Investing.com -- U.S. stock markets opened higher on Friday, lifted by a much stronger-than-expected report for retail sales in September that reassured market participants that consumer spending, the motor of the economy, is still holding up despite sustained high levels of layoffs and unemployment.

By 9:40 AM ET (1340 GMT), the Dow Jones Industrial Average was up 160 points, or 0.6%, at 28,654 points. The S&P 500 was up 0.4% and the Nasdaq Composite was up 0.6%.

Earlier, the Commerce Department said that core retail rales rose by 1.5% in September from August, three times the 0.5% increase forecast ahead of time. The numbers outweighed a less positive update from U.S. factories industrial production fell by 0.6% in the month, rather than the 0.5% increase expected. While much of that was due to a bigger-than-usual drop in utility output of power as summer demand for air-conditioning tapered off, capacity utilization and manufacturing output also dropped.

However, analysts at ING noted that the retail sales numbers, too, may have been distorted, in as much as August's numbers didn't have the usual 'back to school' surge in clothing and department store expenditures.

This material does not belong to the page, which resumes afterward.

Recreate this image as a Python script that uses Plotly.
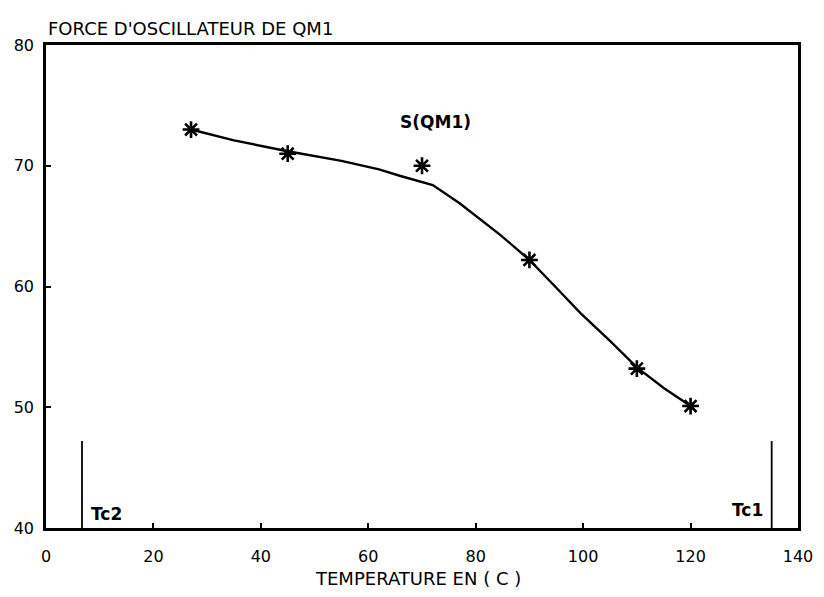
import plotly.graph_objects as go

# Measured oscillator strength of QM1 versus temperature
temps = [27, 45, 70, 90, 110, 120]
strength = [73.0, 71.0, 70.0, 62.2, 53.2, 50.1]

# Smoothed trend curve drawn through the measurements
curve_t = [27, 35, 45, 55, 62, 66, 72, 77, 84.5, 90, 95, 99.5, 105, 110, 115, 120]
curve_s = [73.0, 72.1, 71.2, 70.4, 69.7, 69.15, 68.4, 66.9, 64.3, 62.2, 59.9, 57.8, 55.5, 53.3, 51.6, 50.1]

# Critical temperatures marked by vertical bars
tc_names = ["Tc2", "Tc1"]
tc_temps = [6.7, 135.1]
tc_top = 47.2

x_ticks = [0, 20, 40, 60, 80, 100, 120, 140]
y_ticks = [40, 50, 60, 70, 80]

FONT = "DejaVu Sans, Liberation Sans, Arial, sans-serif"

fig = go.Figure()

fig.add_trace(go.Scatter(
    x=curve_t, y=curve_s, mode="lines",
    line=dict(color="black", width=2.4),
    hoverinfo="skip", showlegend=False,
))

fig.add_trace(go.Scatter(
    x=temps, y=strength, mode="markers",
    marker=dict(symbol="asterisk-open", size=14,
                line=dict(color="black", width=2.6), color="black"),
    showlegend=False,
))

for name, t in zip(tc_names, tc_temps):
    fig.add_trace(go.Scatter(
        x=[t, t], y=[40, tc_top], mode="lines",
        line=dict(color="black", width=1.8),
        hoverinfo="skip", showlegend=False,
    ))

fig.add_annotation(x=tc_temps[0] + 1.3, y=41.2, text="<b>Tc2</b>", showarrow=False,
                   xanchor="left", yanchor="middle",
                   font=dict(family=FONT, size=17, color="black"))
fig.add_annotation(x=tc_temps[1] - 1.3, y=41.5, text="<b>Tc1</b>", showarrow=False,
                   xanchor="right", yanchor="middle",
                   font=dict(family=FONT, size=17, color="black"))

fig.add_annotation(x=72.6, y=73.6, text="<b>S(QM1)</b>", showarrow=False,
                   xanchor="center", yanchor="middle",
                   font=dict(family=FONT, size=17, color="black"))

fig.add_annotation(x=0, y=1, xref="paper", yref="paper", yshift=17,
                   text="FORCE D'OSCILLATEUR DE QM1", showarrow=False,
                   xanchor="left", yanchor="middle",
                   font=dict(family=FONT, size=18, color="black"))

fig.add_annotation(x=0.495, y=0, xref="paper", yref="paper", yshift=-50,
                   text="TEMPERATURE EN ( C )", showarrow=False,
                   xanchor="center", yanchor="middle",
                   font=dict(family=FONT, size=18, color="black"))

fig.update_xaxes(
    range=[0, 140], tickvals=x_ticks, ticktext=[str(v) for v in x_ticks],
    showgrid=False, zeroline=False,
    showline=True, linecolor="black", linewidth=2.5, mirror=True,
    ticks="inside", ticklen=5, tickwidth=1.8, tickcolor="black",
    ticklabelstandoff=12,
    tickfont=dict(family=FONT, size=16, color="black"),
)
fig.update_yaxes(
    range=[40, 80], tickvals=y_ticks, ticktext=[str(v) for v in y_ticks],
    showgrid=False, zeroline=False,
    showline=True, linecolor="black", linewidth=2.5, mirror=True,
    ticks="inside", ticklen=5, tickwidth=1.8, tickcolor="black",
    ticklabelstandoff=6,
    tickfont=dict(family=FONT, size=16, color="black"),
)

fig.update_layout(
    width=824, height=597,
    margin=dict(l=46, r=26, t=45, b=69),
    paper_bgcolor="white", plot_bgcolor="white",
    showlegend=False,
)

fig.write_html("out.html")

The pandemic this year has disrupted the seasonal patterns behind many high-frequency economic indicators, closing down factories that would normally be open and forcing consumers to change the way they spend  their money and when they spend it.

"There is clearly momentum behind spending," ING's chief international economist James Knightley said in a note to clients, with a nod to the sustained strength of personal income thanks to extensive government support for the newly-unemployed. "However," he added, "uncertainty about Covid-19, particularly the fear that European-style containment measures could eventually return to parts of the US, may mean fewer upside surprises in coming months."

Bank stocks remained under pressure at the end of a week when all the big lenders reported figures that showed significant pressure on their earnings from the collapse in U.S. interest rates.  JPMorgan (NYSE:JPM), Citigroup (NYSE:C), Wells Fargo (NYSE:WFC) and Bank of America (NYSE:BAC) all fell by between 0.5% and 1%. 

More positively, Hertz Global  (NYSE:HTZ) stock more than doubled after the bankrupt car rental company said it had agreed $1.7 billion in debtor-in-possession funding that could pave the way for it to leave Chapter 11. Meanwhile, Navistar (NYSE:NAV) stock rose over 20% on reports that Volkswagen (DE:VOWG_p)'s truck unit Traton is close to completing the buyout of minority shareholders .

Pfizer  (NYSE:PFE) stock rose 2.2% after the pharma giant said it expects to apply for emergency use authorization for its experimental Covid-19 drug in the third week of November. Shares in its project partner Biontech (NASDAQ:BNTX), which are usually more sensitive to such news, rose 2.9% to a two-month high. The Pfizer/Biontech drug is one of the few big hopes for a Covid-19 treatment that hasn't yet run into trouble during its clinical trials. Eli Lilly (NYSE:LLY) and Johnson & Johnson both had to suspend their trials this week after unexplained illnesses among study participants.